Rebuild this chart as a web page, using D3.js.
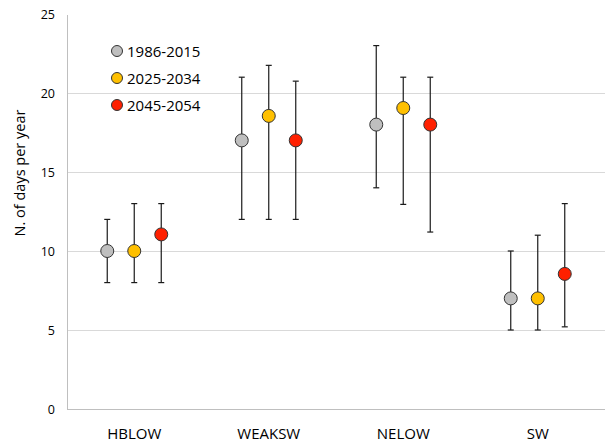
<!DOCTYPE html>
<html><head><meta charset="utf-8">
<script src="https://cdn.jsdelivr.net/npm/d3@7"></script>
<style>body{margin:0;background:#fff;} text{font-family:"Open Sans", sans-serif;fill:#000;}</style>
</head><body><svg id="c" width="605" height="443"></svg>
<script>
const categories = ["HBLOW","WEAKSW","NELOW","SW"];
const seriesNames = ["1986-2015","2025-2034","2045-2054"];
const seriesColors = ["#bfbfbf","#ffc000","#ff2000"];
const mean1986 = [10, 17, 18, 7];
const low1986  = [8, 12, 14, 5];
const high1986 = [12, 21, 23, 10];
const mean2025 = [10, 18.55, 19.05, 7];
const low2025  = [8, 12, 12.95, 5];
const high2025 = [13, 21.75, 21, 11];
const mean2045 = [11.05, 17, 18, 8.55];
const low2045  = [8, 12, 11.2, 5.2];
const high2045 = [13, 20.75, 21, 13];
const yTicks = [0,5,10,15,20,25];

const series = [
  {mean:mean1986, low:low1986, high:high1986},
  {mean:mean2025, low:low2025, high:high2025},
  {mean:mean2045, low:low2045, high:high2045}
];

const svg = d3.select("#c");
const L=67, R=605, T=14, B=409;
const x = d3.scaleBand().domain(categories).range([L,R]);
const xs = d3.scaleBand().domain(seriesNames).range([-40.5,40.5]);
const y = d3.scaleLinear().domain([0,25]).range([B,T]);

// gridlines
svg.append("g").selectAll("line").data(yTicks.filter(d=>d>0 && d<25)).join("line")
  .attr("x1",L).attr("x2",R).attr("y1",d=>y(d)).attr("y2",d=>y(d))
  .attr("stroke","#d9d9d9").attr("stroke-width",1).attr("shape-rendering","crispEdges");

// axes
const yAxis = d3.axisLeft(y).tickValues(yTicks).tickSize(0).tickPadding(12);
const gy = svg.append("g").attr("transform",`translate(${L},0)`).call(yAxis);
gy.select(".domain").attr("stroke","#bfbfbf").attr("shape-rendering","crispEdges");
gy.selectAll("text").style("font-size","12.5px").style("font-family","'Open Sans', sans-serif").attr("fill","#111");

const xAxis = d3.axisBottom(x).tickSize(0).tickPadding(19);
const gx = svg.append("g").attr("transform",`translate(0,${B})`).call(xAxis);
gx.select(".domain").attr("stroke","#bfbfbf").attr("shape-rendering","crispEdges");
gx.selectAll("text").style("font-size","15px").style("font-family","'Open Sans', sans-serif").attr("fill","#111");

// y title
svg.append("text").attr("transform",`translate(25,173) rotate(-90)`)
  .attr("text-anchor","middle").style("font-size","14.5px").attr("fill","#111").text("N. of days per year");

// error bars and points
series.forEach((s,si)=>{
  const g = svg.append("g");
  categories.forEach((c,ci)=>{
    const cx = x(c)+x.bandwidth()/2 + xs(seriesNames[si]) + xs.bandwidth()/2;
    const stroke = "#1a1a1a";
    g.append("line").attr("x1",cx).attr("x2",cx).attr("y1",y(s.low[ci])).attr("y2",y(s.high[ci]))
      .attr("stroke",stroke).attr("stroke-width",1.2);
    [s.low[ci], s.high[ci]].forEach(v=>{
      g.append("line").attr("x1",cx-3).attr("x2",cx+3).attr("y1",y(v)).attr("y2",y(v))
        .attr("stroke",stroke).attr("stroke-width",1.2);
    });
    g.append("circle").attr("cx",cx).attr("cy",y(s.mean[ci])).attr("r",6.5)
      .attr("fill",seriesColors[si]).attr("stroke","#333").attr("stroke-width",1);
  });
});

// legend
const lg = svg.append("g");
seriesNames.forEach((n,i)=>{
  const ly = 51 + i*27;
  lg.append("circle").attr("cx",117).attr("cy",ly).attr("r",5.5)
    .attr("fill",seriesColors[i]).attr("stroke","#333").attr("stroke-width",1);
  lg.append("text").attr("x",127).attr("y",ly+5.5).style("font-size","15px").attr("fill","#111").text(n);
});
</script></body></html>
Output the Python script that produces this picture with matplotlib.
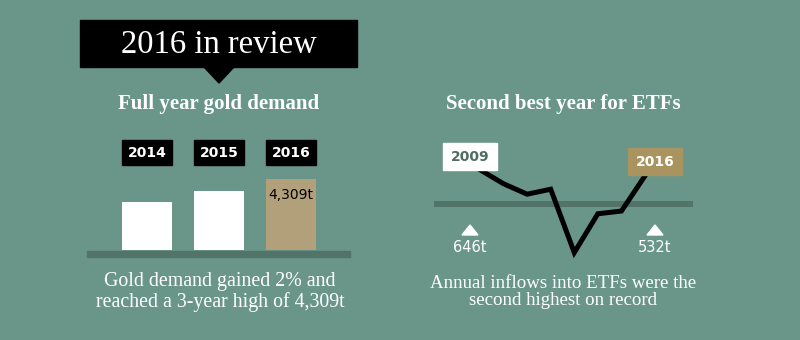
import matplotlib
matplotlib.use("Agg")
import matplotlib.pyplot as plt
from matplotlib.patches import Rectangle, Polygon
from matplotlib import transforms

# ---- data ----
demand_years = ["2014", "2015", "2016"]
demand_tonnes = [4144, 4223, 4309]
demand_label = "4,309t"

etf_years = [2009, 2010, 2011, 2012, 2013, 2014, 2015, 2016]
etf_flows = [646, 382, 185, 279, -916, -184, -133, 532]
etf_first_label = "646t"
etf_last_label = "532t"

title = "2016 in review"
left_heading = "Full year gold demand"
right_heading = "Second best year for ETFs"
left_caption = "Gold demand gained 2% and\nreached a 3-year high of 4,309t"
right_caption = "Annual inflows into ETFs were the\nsecond highest on record"

# ---- style ----
BG = "#6a968a"
BASE = "#527468"
TAN = "#b1a07a"
TAN2 = "#a9945f"
DARKTXT = "#4f6d64"

W, H = 800, 340
fig = plt.figure(figsize=(W / 100, H / 100), dpi=100, facecolor=BG)

def px_axes(x0, y0, x1, y1):
    # pixel box (top-left origin) -> figure fraction axes
    return fig.add_axes([x0 / W, 1 - y1 / H, (x1 - x0) / W, (y1 - y0) / H])

# overlay axes in pixel coordinates (top-left origin)
ov = fig.add_axes([0, 0, 1, 1], zorder=5)
ov.set_xlim(0, W)
ov.set_ylim(H, 0)
ov.axis("off")
ov.patch.set_alpha(0)

# ---- title box ----
ov.add_patch(Rectangle((80, 20), 277, 47, color="black"))
ov.add_patch(Polygon([(203, 66), (235, 66), (219, 83)], closed=True, color="black"))
ov.text(219, 44.5, title, color="white", fontsize=23.5, family="Liberation Serif",
        ha="center", va="center")

ov.text(218.5, 104, left_heading, color="white", fontsize=15, family="Liberation Serif",
        fontweight="bold", ha="center", va="center")
ov.text(563, 104, right_heading, color="white", fontsize=15, family="Liberation Serif",
        fontweight="bold", ha="center", va="center")

ov.text(220, 292, left_caption, color="white", fontsize=14.3, family="Liberation Serif",
        ha="center", va="center", linespacing=1.02)
ov.text(563, 292, right_caption, color="white", fontsize=13.6, family="Liberation Serif",
        ha="center", va="center", linespacing=1.07)

# ---- bar chart ----
px_per_t = 71 / (4309 - 3800)
bx0, bx1 = 87, 350
by_top, by_bot = 120, 250
ax1 = px_axes(bx0, by_top, bx1, by_bot)
ax1.set_facecolor("none")
xs = list(range(len(demand_years)))
step = 72.0
ax1.set_xlim(-(147 - bx0) / step, (bx1 - 147) / step)
ax1.set_ylim(3800, 3800 + (by_bot - by_top) / px_per_t)
bw = 50 / step
colors = ["white"] * (len(xs) - 1) + [TAN]
ax1.bar(xs, demand_tonnes, width=bw, bottom=0, color=colors, zorder=2)
ax1.axis("off")
ov.add_patch(Rectangle((bx0, 251), bx1 - bx0, 6, color=BASE))

blend = transforms.blended_transform_factory(ax1.transData, ov.transData)
for x, yr in zip(xs, demand_years):
    ov.add_patch(Rectangle((x - bw / 2, 140), bw, 25, color="black", transform=blend))
    ov.text(x, 153, yr, transform=blend, color="white", fontsize=10,
            fontweight="bold", family="DejaVu Sans", ha="center", va="center")
ax1.annotate(demand_label, (xs[-1], demand_tonnes[-1]), xytext=(0, -16),
             textcoords="offset pixels", ha="center", va="center",
             fontsize=10, color="black", family="DejaVu Sans", zorder=4)

# ---- ETF line chart ----
lx0, lx1 = 434, 693
ly_top, ly_bot = 130, 270
ppy = (645 - 480) / 7.0
s = 0.053
c = 204.0
ax2 = px_axes(lx0, ly_top, lx1, ly_bot)
ax2.set_facecolor("none")
ax2.set_xlim(2009 - (480 - lx0) / ppy, 2016 + (lx1 - 645) / ppy)
ax2.set_ylim((c - ly_bot) / s, (c - ly_top) / s)
ax2.axhline(0, color=BASE, lw=4.3, zorder=1)
ax2.plot(etf_years, etf_flows, color="black", lw=3.6, zorder=3,
         solid_joinstyle="miter")
ax2.axis("off")

# year boxes
ov.add_patch(Rectangle((443, 143), 54, 27, color="white", zorder=6))
ov.text(470, 157, str(etf_years[0]), color=DARKTXT, fontsize=10, fontweight="bold",
        family="DejaVu Sans", ha="center", va="center", zorder=7)
ov.add_patch(Rectangle((628, 148), 54, 27, color=TAN2, zorder=6))
ov.text(655, 162, str(etf_years[-1]), color="white", fontsize=10, fontweight="bold",
        family="DejaVu Sans", ha="center", va="center", zorder=7)

# triangles + labels
for xc, lab in [(470, etf_first_label), (655, etf_last_label)]:
    ov.add_patch(Polygon([(xc - 8, 235), (xc + 8, 235), (xc, 225)], closed=True,
                         color="white"))
    ov.text(xc, 248, lab, color="white", fontsize=10.5, family="DejaVu Sans",
            ha="center", va="center")

fig.savefig("out.png", dpi=100, facecolor=BG)
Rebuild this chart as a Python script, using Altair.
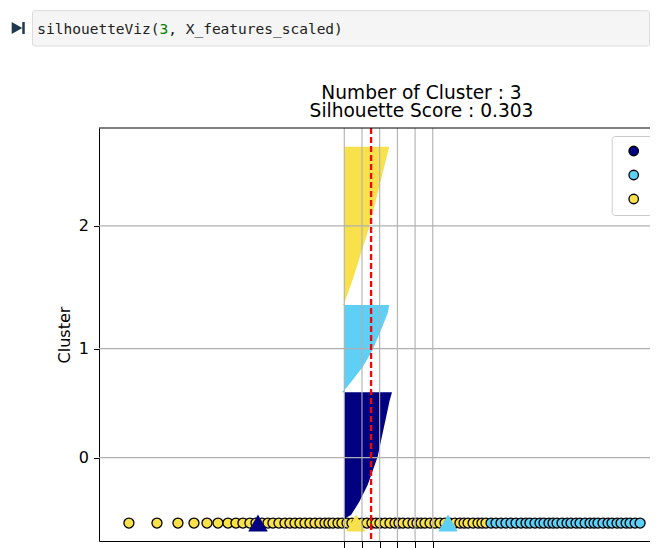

====

- _THE TASK_
Skip the pictures and repeat, word for word, the lines from the one containing "Output the Python" to the one containing "ov.patch.set_alpha(0)", keeping both of those lines.

- _SOLUTION TO THE EXERCISE_
Output the Python script that produces this picture with matplotlib.
import matplotlib
matplotlib.use("Agg")
import matplotlib.pyplot as plt
from matplotlib.patches import Rectangle, Polygon
from matplotlib import transforms

# ---- data ----
demand_years = ["2014", "2015", "2016"]
demand_tonnes = [4144, 4223, 4309]
demand_label = "4,309t"

etf_years = [2009, 2010, 2011, 2012, 2013, 2014, 2015, 2016]
etf_flows = [646, 382, 185, 279, -916, -184, -133, 532]
etf_first_label = "646t"
etf_last_label = "532t"

title = "2016 in review"
left_heading = "Full year gold demand"
right_heading = "Second best year for ETFs"
left_caption = "Gold demand gained 2% and\nreached a 3-year high of 4,309t"
right_caption = "Annual inflows into ETFs were the\nsecond highest on record"

# ---- style ----
BG = "#6a968a"
BASE = "#527468"
TAN = "#b1a07a"
TAN2 = "#a9945f"
DARKTXT = "#4f6d64"

W, H = 800, 340
fig = plt.figure(figsize=(W / 100, H / 100), dpi=100, facecolor=BG)

def px_axes(x0, y0, x1, y1):
    # pixel box (top-left origin) -> figure fraction axes
    return fig.add_axes([x0 / W, 1 - y1 / H, (x1 - x0) / W, (y1 - y0) / H])

# overlay axes in pixel coordinates (top-left origin)
ov = fig.add_axes([0, 0, 1, 1], zorder=5)
ov.set_xlim(0, W)
ov.set_ylim(H, 0)
ov.axis("off")
ov.patch.set_alpha(0)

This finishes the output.